Aim Attention Deficit Hyperactivity Disorder (ADHD) is a neurodevelopmental disorder that affects approximately 4–6% of school-aged children. Research into the aetiology of ADHD has focussed on genetic and biological factors, with much less information on environment and social aspects. There is a general perception that ADHD is linked to deprivation, but there are not enough studies in literature to prove or disprove this assumption. The aim of this study was to investigate the relationship between social deprivation and ADHD.
Method We included all patients diagnosed with ADHD by the community paediatric department (only those on medications). Postcodes of these patients were used to produce deprivation scores, which included overall deprivation and sub-scores for income, social and housing factors. Indices of Deprivation 2010 are available for 32,482 small geographical areas (Lower Super Output Areas, LSOAs) in England, ranked from 1 (most deprived) to 32,482 (least deprived). These are further divided into fifths to produce English deprivation quintiles. Each postcode was then allocated to a quintile based on their deprivation score, where quintile 1 represents the most deprived.
Results A total of 144 patients diagnosed with ADHD were being treated with medication.
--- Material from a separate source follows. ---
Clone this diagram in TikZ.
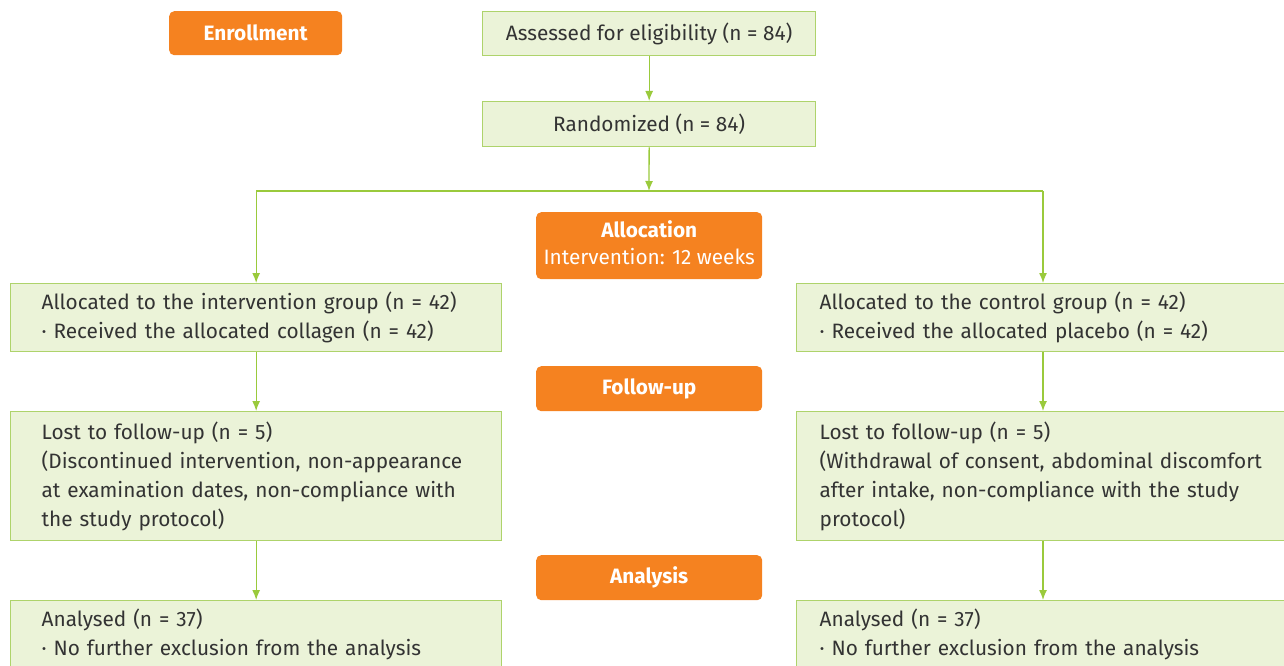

The male to female ratio was 4.5:1 (M: F). The deprivation scores were calculated and it showed that 64 patients (44.4%) were in the most deprived quintile (quintile 1), and followed in a relatively linear pattern. A similar pattern was seen for income, crime, employment, education, skills and training domain and health deprivation and disability, where 69, 57, 74, 69 and 59 patients were placed in quintile 1, respectively.
Conclusion Our study shows an association between the prevalence of ADHD in children and deprivation index. Also there is clear link between sub scores for income, crime, employment, education, skills and training domain and health deprivation and disability and prevalence of ADHD.
Indices of deprivation could be used to predict the expected prevalence of ADHD within the community and thus plan allocation of resources. Ours is a small sample size, but results support further investigation with a larger study.